Power and Resistance
by Neil, 13 November 2007
When you meet with power and resistance and treat those two impostors just the same, and then you’ll be a revolutionary, my comrade.
Slavoj Zizek writes on power and resistance in the current London Review of Books. The piece is a critique of the latest book from the philosopher Simon Critchley, Infinitely Demanding. Critchley argues for a “politics of resistance” operating at a distance from the state “bombarding the state with impossible demands, of denouncing the limitations of state mechanisms”. Zizek then brings out the “superego” to describe Critchley’s “anarchic ethico-political agent” which “bombard[s] the state with demands; and the more the state tries to satisfy these demands, the more guilty it is seen to be. In compliance with this logic, the anarchic agents focus their protest not on open dictatorships, but on the hypocrisy of liberal democracies, who are accused of betraying their own professed principles.” Wow. Liberal democracies aren’t perfect lands of milk and honey. Tell me something new. Sure, it is worth seeking to change the egregious parts of liberal democracies, like the UK’s immigration policies and the USA’s prison system. Leaving critique’s of “open dictatorships” to the people of those countries is like telling those people “I have heard your heart breaking story, now go and annoy someone else”, and washing your hands of their predicament. Whatever happened to solidarity and internationalism?
Zizek then discusses the 2003 demonstrations against the war in Iraq:
Their paradoxical outcome was that both sides were satisfied. The protesters saved their beautiful souls: they made it clear that they don’t agree with the government’s policy on Iraq. Those in power calmly accepted it, even profited from it: not only did the protests in no way prevent the already-made decision to attack Iraq; they also served to legitimise it. Thus George Bush’s reaction to mass demonstrations protesting his visit to London, in effect: ‘You see, this is what we are fighting for, so that what people are doing here – protesting against their government policy – will be possible also in Iraq!’
Finally Zizek argues against “impossiblism”.
… the truly subversive thing is not to insist on ‘infinite’ demands we know those in power cannot fulfil. Since they know that we know it, such an ‘infinitely demanding’ attitude presents no problem for those in power: ‘So wonderful that, with your critical demands, you remind us what kind of world we would all like to live in. Unfortunately, we live in the real world, where we have to make do with what is possible.’ The thing to do is, on the contrary, to bombard those in power with strategically well-selected, precise, finite demands, which can’t be met with the same excuse.
If these are not possible then what is possible? Make things better.




Wednesday 14 November 2007 at 9:06
Zizek writes: “What should we say to someone like Chávez? ‘No, do not grab state power, just withdraw, leave the state and the current situation in place’?”
Em, yes. (At least re. the first part about grabbing state power.)

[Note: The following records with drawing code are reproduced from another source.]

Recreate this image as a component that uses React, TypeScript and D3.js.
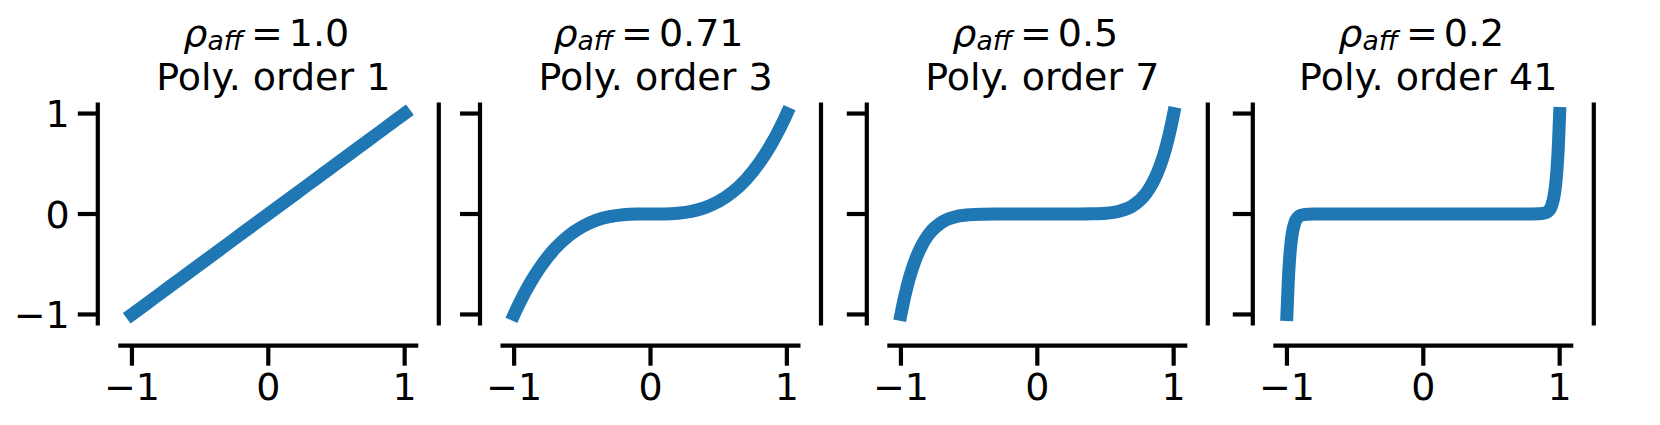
import React from "react";
import * as d3 from "d3";

// ---- data ----
const rhoLabels = ["1.0", "0.71", "0.5", "0.2"];
const polyOrders = [1, 3, 7, 41];
const xTicks = [-1, 0, 1];
const yTicks = [-1, 0, 1];

// sample positions along x (right half; left half mirrors with sign flip)
const xHalf = [0, 0.1, 0.2, 0.3, 0.4, 0.5, 0.6, 0.7, 0.8, 0.85, 0.9, 0.92, 0.94, 0.96, 0.97, 0.98, 0.99, 1];
const yOrder1 = [0, 0.1, 0.2, 0.3, 0.4, 0.5, 0.6, 0.7, 0.8, 0.85, 0.9, 0.92, 0.94, 0.96, 0.97, 0.98, 0.99, 1];
const yOrder3 = [0, 0.001, 0.008, 0.027, 0.064, 0.125, 0.216, 0.343, 0.512, 0.614, 0.729, 0.779, 0.831, 0.885, 0.913, 0.941, 0.970, 1];
const yOrder7 = [0, 0, 0, 0.0002, 0.002, 0.008, 0.028, 0.082, 0.21, 0.321, 0.478, 0.558, 0.648, 0.751, 0.808, 0.868, 0.932, 1];
const yOrder41 = [0, 0, 0, 0, 0, 0, 0, 0, 0.0001, 0.0013, 0.013, 0.033, 0.079, 0.188, 0.287, 0.437, 0.662, 1];
const seriesY = [yOrder1, yOrder3, yOrder7, yOrder41];

// ---- layout ----
const W = 1660;
const H = 425;
const axesLefts = [118.3, 500.5, 887.3, 1273.3];
const axesWidth = 300;
const axesTop = 103.5;
const axesBottom = 324.5;
const spineOffset = 20.5;
const tickLen = 20;
const fontSize = 38;
const font = "'DejaVu Sans', sans-serif";
const blue = "#1f77b4";

function buildPoints(ys: number[]) {
  const pts: [number, number][] = [];
  for (let i = xHalf.length - 1; i > 0; i--) pts.push([-xHalf[i], -ys[i]]);
  for (let i = 0; i < xHalf.length; i++) pts.push([xHalf[i], ys[i]]);
  return pts;
}

function fmt(t: number) {
  return t < 0 ? "\u2212" + Math.abs(t) : String(t);
}

function Panel({ idx }: { idx: number }) {
  const left = axesLefts[idx];
  const x = d3.scaleLinear().domain([-1.1, 1.1]).range([left, left + axesWidth]);
  const y = d3.scaleLinear().domain([-1.1, 1.1]).range([axesBottom, axesTop]);
  const line = d3
    .line<[number, number]>()
    .x((d) => x(d[0]))
    .y((d) => y(d[1]))
    .curve(d3.curveMonotoneX);
  const pts = buildPoints(seriesY[idx]);
  const leftSpineX = left - spineOffset;
  const rightSpineX = left + axesWidth + spineOffset;
  const bottomSpineY = axesBottom + spineOffset + 0.7;
  const cx = left + axesWidth / 2;
  return (
    <g>
      {/* title */}
      <text x={cx - 2} y={46} textAnchor="middle" fontFamily={font} fontSize={fontSize} fill="#000">
        <tspan fontStyle="italic">ρ</tspan>
        <tspan fontStyle="italic" fontSize={fontSize * 0.7} dy={4}>aff</tspan>
        <tspan dy={-4} dx={8}>=</tspan>
        <tspan dx={6}>{rhoLabels[idx]}</tspan>
      </text>
      <text x={cx + 5} y={89.5} textAnchor="middle" fontFamily={font} fontSize={fontSize} fill="#000">
        {`Poly. order ${polyOrders[idx]}`}
      </text>
      {/* curve */}
      <path d={line(pts) || ""} fill="none" stroke={blue} strokeWidth={13} strokeLinecap="square" strokeLinejoin="round" />
      {/* left spine */}
      <line x1={leftSpineX} x2={leftSpineX} y1={axesTop - 1} y2={axesBottom + 1} stroke="#000" strokeWidth={4.2} />
      {yTicks.map((t) => (
        <g key={"y" + t}>
          <line x1={leftSpineX - tickLen} x2={leftSpineX} y1={y(t)} y2={y(t)} stroke="#000" strokeWidth={4.2} />
          {idx === 0 && (
            <text x={leftSpineX - tickLen - 8} y={y(t) + 13.6} textAnchor="end" fontFamily={font} fontSize={fontSize} fill="#000">
              {fmt(t)}
            </text>
          )}
        </g>
      ))}
      {/* right spine */}
      <line x1={rightSpineX} x2={rightSpineX} y1={axesTop - 1} y2={axesBottom + 1} stroke="#000" strokeWidth={4.2} />
      {/* bottom spine */}
      <line x1={left} x2={left + axesWidth} y1={bottomSpineY} y2={bottomSpineY} stroke="#000" strokeWidth={4.2} />
      {xTicks.map((t) => (
        <g key={"x" + t}>
          <line x1={x(t)} x2={x(t)} y1={bottomSpineY} y2={bottomSpineY + tickLen} stroke="#000" strokeWidth={4.2} />
          <text x={x(t)} y={400} textAnchor="middle" fontFamily={font} fontSize={fontSize} fill="#000">
            {fmt(t)}
          </text>
        </g>
      ))}
    </g>
  );
}

export default function App() {
  return (
    <svg width={W} height={H} style={{ position: "absolute", left: 0, top: 0, background: "#fff" }}>
      <rect x={0} y={0} width={W} height={H} fill="#fff" />
      {polyOrders.map((_, i) => (
        <Panel key={i} idx={i} />
      ))}
    </svg>
  );
}
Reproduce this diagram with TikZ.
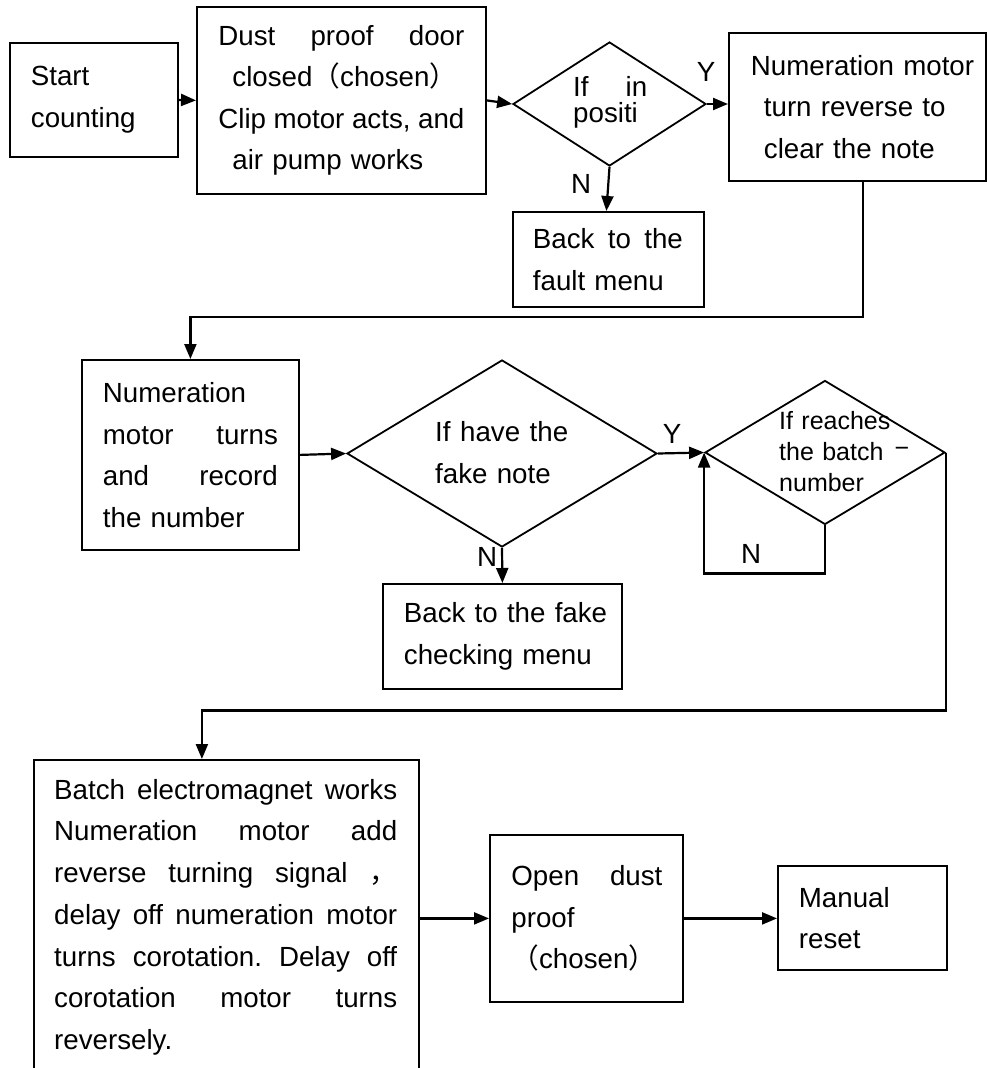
\documentclass[tikz,border=0pt]{standalone}
\usepackage{fontspec}
\setmainfont{Liberation Sans}
\newfontfamily\cjk{Noto Sans CJK SC}
\usetikzlibrary{shapes.geometric,arrows.meta}
\newcommand\jl[2]{\leavevmode\hbox to #1pt{#2}}
\begin{document}
\frenchspacing
\begin{tikzpicture}[x=1pt,y=-1pt,
  box/.style={draw, line width=1.8pt, rectangle, align=left, anchor=north west,
    font=\fontsize{27.7}{41.5}\selectfont},
  dia/.style={draw, line width=1.8pt, diamond, inner sep=0pt},
  dtext/.style={inner sep=0pt, anchor=west, align=left},
  conn/.style={line width=2.2pt, -{Triangle[length=15pt,width=12pt]}},
  lbl/.style={font=\fontsize{27.7}{30}\selectfont, inner sep=0pt}]
\clip (0,0) rectangle (987,1068);

% boxes
\node[box, minimum width=168pt, minimum height=114pt, text width=126pt, inner xsep=21pt] (start) at (9,42)
  {\mbox{Start}\\\mbox{counting}};
\node[box, minimum width=289pt, minimum height=187pt, text width=246pt, inner xsep=21.5pt] (box2) at (196,6)
  {\jl{246}{Dust\hfill proof\hfill door}\\\mbox{\hspace*{14pt}closed{\cjk （}chosen{\cjk ）}}\\\jl{246}{Clip\hfill motor\hfill acts,\hfill and}\\\mbox{\hspace*{14pt}air pump works}};
\node[dia, minimum width=193pt, minimum height=124pt] (d1) at (609.5,104) {};
\node[dtext, text width=74pt, font=\fontsize{27.7}{26}\selectfont] (t1) at (573,102) {\jl{74}{If\hfill in}\\\mbox{positi}};
\node[box, minimum width=257pt, minimum height=148pt, text width=213pt, inner xsep=22pt] (num1) at (728,32)
  {\mbox{Numeration motor}\\\mbox{\hspace*{13pt}turn reverse to}\\\mbox{\hspace*{13pt}clear the note}};
\node[box, minimum width=191pt, minimum height=95pt, text width=151pt, inner xsep=20pt] (fault) at (512,211)
  {\jl{150}{Back\hfill to\hfill the}\\\mbox{fault menu}};

\node[box, minimum width=217pt, minimum height=190pt, text width=175pt, inner xsep=21pt] (num2) at (81,359)
  {\mbox{Numeration}\\\jl{175}{motor\hfill turns}\\\jl{175}{and\hfill record}\\\mbox{the number}};
\node[dia, minimum width=310pt, minimum height=187pt] (d2) at (502,453.5) {};
\node[dtext, text width=134pt, font=\fontsize{27.7}{42}\selectfont] (t2) at (435,453) {\jl{133}{If\hfill have\hfill the}\\\mbox{fake note}};
\node[dia, minimum width=240pt, minimum height=144pt] (d3) at (825,452.5) {};
\node[dtext, text width=112pt, font=\fontsize{25}{31}\selectfont] (t3) at (779,451.5) {\mbox{If reaches}\\\mbox{the batch}\\\mbox{number}};
\node[lbl, font=\fontsize{25}{30}\selectfont] (dash) at (902,452) {−};
\node[box, minimum width=239pt, minimum height=105pt, text width=197pt, inner xsep=21pt] (fake) at (382,583)
  {\mbox{Back to the fake}\\\mbox{checking menu}};

\node[draw, line width=1.8pt, minimum width=385pt, minimum height=340pt, anchor=north west, inner sep=0pt] (big) at (33,759) {};
\node[inner sep=0pt, anchor=north west, text width=343pt, align=left, font=\fontsize{27.7}{41.7}\selectfont] (bigtext) at (54,779)
  {\jl{343}{Batch\hfill electromagnet\hfill works}\\
   \jl{343}{Numeration\hfill motor\hfill add}\\
   \jl{343}{reverse\hfill turning\hfill signal\hfill{\cjk ，}}\\
   \jl{343}{delay\hfill off\hfill numeration\hfill motor}\\
   \jl{343}{turns\hfill corotation.\hfill Delay\hfill off}\\
   \jl{343}{corotation\hfill motor\hfill turns}\\
   \mbox{reversely.}};
\node[box, minimum width=193pt, minimum height=167pt, text width=150pt, inner xsep=21.5pt] (open) at (489,834)
  {\jl{151}{Open\hfill dust}\\\mbox{proof}\\\mbox{{\cjk （}chosen{\cjk ）}}};
\node[box, minimum width=169pt, minimum height=104pt, text width=127pt, inner xsep=21pt] (manual) at (777,865)
  {\mbox{Manual}\\\mbox{reset}};

% labels
\node[lbl] (y1) at (706,72) {Y};
\node[lbl] (n1) at (581,184) {N};
\node[lbl] (y2) at (672,434) {Y};
\node[lbl] (n2) at (487,557) {N};
\node[lbl] (n3) at (751,554) {N};

% connectors
\draw[conn] (start.east) -- (box2.west);
\draw[conn] (box2.east) -- (d1.west);
\draw[conn] (d1.east) -- (d1.east -| num1.west);
\draw[conn] (d1.south) -- ([xshift=-2pt]fault.north);
\draw[conn] ([xshift=5.5pt]num1.south) -- ++(0,135) -| (num2.north);
\draw[conn] (num2.east) -- (d2.west);
\draw[conn] (d2.east) -- (d3.west);
\draw[conn] (d2.south) -- (fake.north);
\draw[conn] (d3.south) -- ++(0,48) -| (d3.west);
\draw[conn] (d3.east) -- ++(0,258) -| ([xshift=-24.5pt]big.north);
\draw[conn] (big.east |- open.west) -- (open.west);
\draw[conn] (open.east) -- (open.east -| manual.west);
\end{tikzpicture}
\end{document}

Wednesday 14 November 2007 at 9:07
oops. well, cuba too. but i meant venezuela a moment ago.
Wednesday 14 November 2007 at 11:02
“The protesters saved their beautiful souls: they made it clear that they don’t agree with the government’s policy on Iraq.”
At least that - in Germany they took to the streets in masses to express their accordance with the government.
Wednesday 14 November 2007 at 11:28
What ever happened to critical thinking? Why can’t they try being serious instead?
Wednesday 14 November 2007 at 11:46
Zizek has a good line in attacking those who berate liberal democracies while defending dictatorships. In his speech at Vanderbelt Divinity School he remarks that though it will upset many of his Leftist friends he’d rathe rlive in America than China. An obvious point, but always worth making from a Leftist standpoint.
Thus, he makes a nice point here: http://www.lrb.co.uk/v26/n17/zize01_.html
“A typical middle-class Western leftist has no right to despise a Cuban who has decided to leave Cuba not only because of political disenchantment, but also because of poverty and hunger. I remember from the early 1990s dozens of Western leftists who proudly proclaimed that Yugoslavia still existed, and reproached me for betraying the opportunity to prolong that existence – to which I answered that I was not yet ready to lead my life to avoid disappointing the dreams of Western leftists. There are few things more worthy of contempt, few attitudes more ideological (if this word has any meaning today, it is here) than a tenured Western academic leftist patronising an Eastern European from a Communist country who longs for liberal democracy and some consumer goods.”
Wednesday 14 November 2007 at 12:44
What ever happened to critical thinking?
Cultural studies departments.
Critical thinking is now a posture to be struck against certain well defined objects of criticism, not actually anything you might be tempted to identify as actual thought.
Why can’t they try being serious instead?
They are very, very, very serious. Like Adrian Mole.